■ **REQUIREMENTS**: All lines from the beginning of the listing through the line with "57.3, 51, 40.4];" are to be copied word for word; the pictures are not.

■ **SOURCE EXCERPT**:

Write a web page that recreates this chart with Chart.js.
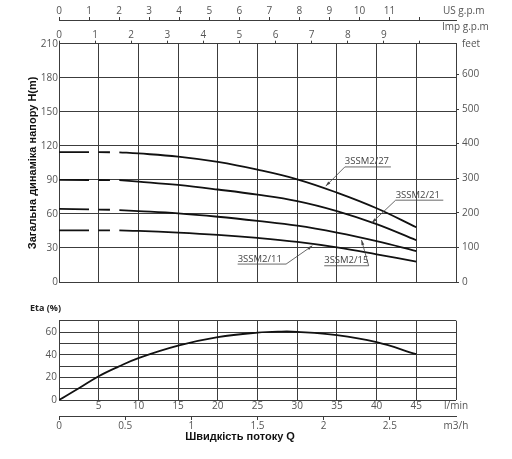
<!DOCTYPE html>
<html>
<head>
<meta charset="utf-8">
<script src="https://cdn.jsdelivr.net/npm/chart.js@4.4.1/dist/chart.umd.min.js"></script>
<style>
    html, body { margin: 0; padding: 0; background: #fff; }
    #wrap { position: relative; width: 512px; height: 459px; overflow: hidden; }
    .box { position: absolute; left: 0; width: 512px; }
</style>
</head>
<body>
<div id="wrap">
    <div class="box" style="top:0;height:300px"><canvas id="hodeGraf"></canvas></div>
    <div class="box" style="top:300px;height:159px"><canvas id="etaGraf"></canvas></div>
</div>
<script>
// Data lest av bildet (Q i l/min, H i m, Eta i %)
const pumper = ['3SSM2/27', '3SSM2/21', '3SSM2/15', '3SSM2/11'];
const qStipla = [0, 7.6];
const qHel = [7.6, 10, 15, 20, 25, 30, 35, 40, 45];

const h27Stipla = [114.5, 114.3];
const h27 = [114.3, 113.3, 110.5, 105.8, 99, 90.5, 78.8, 65, 48.3];
const h21Stipla = [90, 89.8];
const h21 = [89.8, 88.5, 85.5, 81.5, 77, 71.3, 62.5, 51, 36.8];
const h15Stipla = [64.5, 63.5];
const h15 = [63.3, 62.5, 60.5, 57.5, 53.8, 49.6, 43.5, 36, 27.3];
const h11Stipla = [45.5, 45.5];
const h11 = [45.5, 45, 43.5, 41.5, 38.8, 35.3, 30.5, 24.4, 17.9];

const etaQ = [0, 2.5, 5, 7.5, 10, 15, 20, 25, 28, 30, 35, 40, 45];
const etaVerdi = [0, 10.3, 21, 29.5, 37, 48, 55.5, 59.5, 60.4, 60.2, 57.3, 51, 40.4];

// Akser
const qTicks = [0, 5, 10, 15, 20, 25, 30, 35, 40, 45, 50];
const qLabels = ['', '5', '10', '15', '20', '25', '30', '35', '40', '45', 'l/min'];
const hTicks = [0, 30, 60, 90, 120, 150, 180, 210];
const feetTicks = [0, 100, 200, 300, 400, 500, 600, 210 * 3.28084];
const feetLabels = ['0', '100', '200', '300', '400', '500', '600', 'feet'];
const usTicks = [0, 1, 2, 3, 4, 5, 6, 7, 8, 9, 10, 11, 12];
const usLabels = ['0', '1', '2', '3', '4', '5', '6', '7', '8', '9', '10', '11', ''];
const impTicks = [0, 1, 2, 3, 4, 5, 6, 7, 8, 9, 10];
const impLabels = ['0', '1', '2', '3', '4', '5', '6', '7', '8', '9', ''];
const m3Ticks = [0, 0.5, 1, 1.5, 2, 2.5, 3];
const m3Labels = ['0', '0.5', '1', '1.5', '2', '2.5', 'm3/h'];
const etaTicks = [0, 10, 20, 30, 40, 50, 60, 70];
const etaLabels = ['0', '', '20', '', '40', '', '60', ''];

const gridFarge = '#3c3c3c';
const tekstFarge = '#555';
const tickFont = { family: 'Open Sans', size: 10 };

// Etiketter med pekere, i dataenheter
const merker = [
    { navn: pumper[0], q0: 36.0, q1: 41.8, h: 101.4, fra: 0, tq: 33.6, th: 84.5 },
    { navn: pumper[1], q0: 42.4, q1: 48.4, h: 72.1, fra: 0, tq: 39.4, th: 52.2 },
    { navn: pumper[2], q0: 33.4, q1: 39.0, h: 14.3, fra: 1, tq: 38.1, th: 37.0 },
    { navn: pumper[3], q0: 22.5, q1: 28.6, h: 15.8, fra: 1, tq: 31.9, th: 31.9 }
];

function settTicks(verdier) {
    return function (scale) {
        scale.ticks = verdier.map(v => ({ value: v }));
    };
}

function lagPar(qs, hs) {
    return qs.map((q, i) => ({ x: q, y: hs[i] }));
}

function linje(data, stiplet) {
    return {
        data: data,
        borderColor: '#111',
        borderWidth: 1.8,
        pointRadius: 0,
        fill: false,
        tension: 0.4,
        borderDash: stiplet ? [30, 9.5, 11.5, 10] : []
    };
}

const merkePlugin = {
    id: 'merker',
    afterDatasetsDraw(chart) {
        const ctx = chart.ctx;
        const sx = chart.scales.x, sy = chart.scales.y;
        ctx.save();
        ctx.font = '9.5px "Open Sans"';
        ctx.fillStyle = '#444';
        ctx.strokeStyle = '#444';
        ctx.lineWidth = 0.8;
        ctx.textBaseline = 'bottom';
        merker.forEach(m => {
            const x0 = sx.getPixelForValue(m.q0);
            const x1 = sx.getPixelForValue(m.q1);
            const y = sy.getPixelForValue(m.h);
            const px = m.fra === 0 ? x0 : x1;
            const tx = sx.getPixelForValue(m.tq);
            const ty = sy.getPixelForValue(m.th);
            ctx.fillText(m.navn, x0, y - 0.5);
            ctx.beginPath();
            ctx.moveTo(x0, y);
            ctx.lineTo(x1, y);
            ctx.moveTo(px, y);
            ctx.lineTo(tx, ty);
            ctx.stroke();
            // liten pil
            const a = Math.atan2(ty - y, tx - px);
            ctx.beginPath();
            ctx.moveTo(tx, ty);
            ctx.lineTo(tx - 5 * Math.cos(a) + 1.5 * Math.sin(a), ty - 5 * Math.sin(a) - 1.5 * Math.cos(a));
            ctx.lineTo(tx - 5 * Math.cos(a) - 1.5 * Math.sin(a), ty - 5 * Math.sin(a) + 1.5 * Math.cos(a));
            ctx.closePath();
            ctx.fill();
        });
        ctx.restore();
    }
};

const hodeGraf = new Chart(document.getElementById('hodeGraf'), {
    type: 'line',
    data: {
        datasets: [
            linje(lagPar(qStipla, h27Stipla), true), linje(lagPar(qHel, h27), false),
            linje(lagPar(qStipla, h21Stipla), true), linje(lagPar(qHel, h21), false),
            linje(lagPar(qStipla, h15Stipla), true), linje(lagPar(qHel, h15), false),
            linje(lagPar(qStipla, h11Stipla), true), linje(lagPar(qHel, h11), false)
        ]
    },
    options: {
        responsive: true,
        maintainAspectRatio: false,
        animation: false,
        layout: { padding: 0 },
        plugins: { legend: { display: false }, tooltip: { enabled: false } },
        scales: {
            x: {
                type: 'linear', position: 'bottom', min: 0, max: 50,
                afterBuildTicks: settTicks(qTicks),
                afterFit: s => { s.height = 18; },
                ticks: { display: false },
                grid: { color: gridFarge, lineWidth: 1, drawTicks: false },
                border: { display: false }
            },
            y: {
                type: 'linear', position: 'left', min: 0, max: 210,
                afterBuildTicks: settTicks(hTicks),
                afterFit: s => { s.width = 59; },
                ticks: { font: tickFont, color: tekstFarge, padding: 1, autoSkip: false },
                grid: { color: gridFarge, lineWidth: 1, drawTicks: false },
                border: { display: false },
                title: {
                    display: true,
                    text: 'Загальна динаміка напору H(m)',
                    color: '#111',
                    font: { family: 'Liberation Sans', size: 11, weight: 'bold' },
                    padding: { top: 26, bottom: 0 }
                }
            },
            yFeet: {
                type: 'linear', position: 'right', min: 0, max: 210 * 3.28084,
                afterBuildTicks: settTicks(feetTicks),
                afterFit: s => { s.width = 56; },
                ticks: {
                    font: tickFont, color: tekstFarge, padding: 3, autoSkip: false,
                    callback: (v, i) => feetLabels[i]
                },
                grid: {
                    drawOnChartArea: false, tickLength: 3,
                    tickColor: c => (c.index === feetTicks.length - 1 ? 'rgba(0,0,0,0)' : gridFarge)
                },
                border: { display: true, color: gridFarge }
            },
            xUS: {
                type: 'linear', position: 'top', weight: 2, min: 0, max: 50 / 3.785,
                afterBuildTicks: settTicks(usTicks),
                afterFit: s => { s.height = 20; },
                ticks: {
                    font: tickFont, color: tekstFarge, padding: 0, autoSkip: false, maxRotation: 0,
                    callback: (v, i) => usLabels[i]
                },
                grid: { drawOnChartArea: false, tickLength: 3, color: gridFarge },
                border: { display: true, color: gridFarge }
            },
            xImp: {
                type: 'linear', position: 'top', weight: 1, min: 0, max: 50 / 4.546,
                afterBuildTicks: settTicks(impTicks),
                afterFit: s => { s.height = 23.7; },
                ticks: {
                    font: tickFont, color: tekstFarge, padding: 0, autoSkip: false, maxRotation: 0,
                    callback: (v, i) => impLabels[i]
                },
                grid: { drawOnChartArea: false, tickLength: 3, color: gridFarge },
                border: { display: true, color: gridFarge }
            }
        }
    },
    plugins: [merkePlugin, {
        id: 'enhetTekst',
        afterDraw(chart) {
            const ctx = chart.ctx;
            ctx.save();
            ctx.font = '10px "Open Sans"';
            ctx.fillStyle = tekstFarge;
            ctx.textBaseline = 'middle';
            ctx.fillText('US g.p.m', 443, 11);
            ctx.fillText('Imp g.p.m', 442, 27);
            ctx.restore();
        }
    }]
});

const etaGraf = new Chart(document.getElementById('etaGraf'), {
    type: 'line',
    data: {
        datasets: [linje(lagPar(etaQ, etaVerdi), false)]
    },
    options: {
        responsive: true,
        maintainAspectRatio: false,
        animation: false,
        layout: { padding: { top: 20.7, right: 56, bottom: 15, left: 0 } },
        plugins: { legend: { display: false }, tooltip: { enabled: false } },
        scales: {
            x: {
                type: 'linear', position: 'bottom', weight: 1, min: 0, max: 50,
                afterBuildTicks: settTicks(qTicks),
                afterFit: s => { s.height = 16; },
                ticks: {
                    font: tickFont, color: tekstFarge, padding: 0, autoSkip: false, maxRotation: 0,
                    callback: (v, i) => qLabels[i]
                },
                grid: { color: gridFarge, lineWidth: 1, drawTicks: false },
                border: { display: false }
            },
            xM3: {
                type: 'linear', position: 'bottom', weight: 2, min: 0, max: 3,
                afterBuildTicks: settTicks(m3Ticks),
                afterFit: s => { s.height = 28; },
                ticks: {
                    font: tickFont, color: tekstFarge, padding: 0, autoSkip: false, maxRotation: 0,
                    callback: (v, i) => m3Labels[i]
                },
                grid: {
                    drawOnChartArea: false, tickLength: 4,
                    tickColor: c => (c.index === m3Ticks.length - 1 ? 'rgba(0,0,0,0)' : gridFarge)
                },
                border: { display: true, color: gridFarge }
            },
            y: {
                type: 'linear', position: 'left', min: 0, max: 70,
                afterBuildTicks: settTicks(etaTicks),
                afterFit: s => { s.width = 59; },
                ticks: {
                    font: tickFont, color: tekstFarge, padding: 2, autoSkip: false,
                    callback: (v, i) => etaLabels[i]
                },
                grid: { color: gridFarge, lineWidth: 1, drawTicks: false },
                border: { display: false }
            }
        }
    },
    plugins: [{
        id: 'etaTekst',
        afterDraw(chart) {
            const ctx = chart.ctx;
            ctx.save();
            ctx.textBaseline = 'middle';
            ctx.fillStyle = '#222';
            ctx.font = 'bold 9px "Open Sans"';
            ctx.fillText('Eta (%)', 30, 8);
            ctx.fillStyle = '#111';
            ctx.font = 'bold 11px "Liberation Sans"';
            ctx.textAlign = 'center';
            ctx.fillText('Швидкість потоку Q', 240, 136.7);
            ctx.restore();
        }
    }]
});
</script>
</body>
</html>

■ **RESULT OF THE EXERCISE**:
Write a web page that recreates this chart with Chart.js.
<!DOCTYPE html>
<html>
<head>
<meta charset="utf-8">
<script src="https://cdn.jsdelivr.net/npm/chart.js@4.4.1/dist/chart.umd.min.js"></script>
<style>
    html, body { margin: 0; padding: 0; background: #fff; }
    #wrap { position: relative; width: 512px; height: 459px; overflow: hidden; }
    .box { position: absolute; left: 0; width: 512px; }
</style>
</head>
<body>
<div id="wrap">
    <div class="box" style="top:0;height:300px"><canvas id="hodeGraf"></canvas></div>
    <div class="box" style="top:300px;height:159px"><canvas id="etaGraf"></canvas></div>
</div>
<script>
// Data lest av bildet (Q i l/min, H i m, Eta i %)
const pumper = ['3SSM2/27', '3SSM2/21', '3SSM2/15', '3SSM2/11'];
const qStipla = [0, 7.6];
const qHel = [7.6, 10, 15, 20, 25, 30, 35, 40, 45];

const h27Stipla = [114.5, 114.3];
const h27 = [114.3, 113.3, 110.5, 105.8, 99, 90.5, 78.8, 65, 48.3];
const h21Stipla = [90, 89.8];
const h21 = [89.8, 88.5, 85.5, 81.5, 77, 71.3, 62.5, 51, 36.8];
const h15Stipla = [64.5, 63.5];
const h15 = [63.3, 62.5, 60.5, 57.5, 53.8, 49.6, 43.5, 36, 27.3];
const h11Stipla = [45.5, 45.5];
const h11 = [45.5, 45, 43.5, 41.5, 38.8, 35.3, 30.5, 24.4, 17.9];

const etaQ = [0, 2.5, 5, 7.5, 10, 15, 20, 25, 28, 30, 35, 40, 45];
const etaVerdi = [0, 10.3, 21, 29.5, 37, 48, 55.5, 59.5, 60.4, 60.2, 57.3, 51, 40.4];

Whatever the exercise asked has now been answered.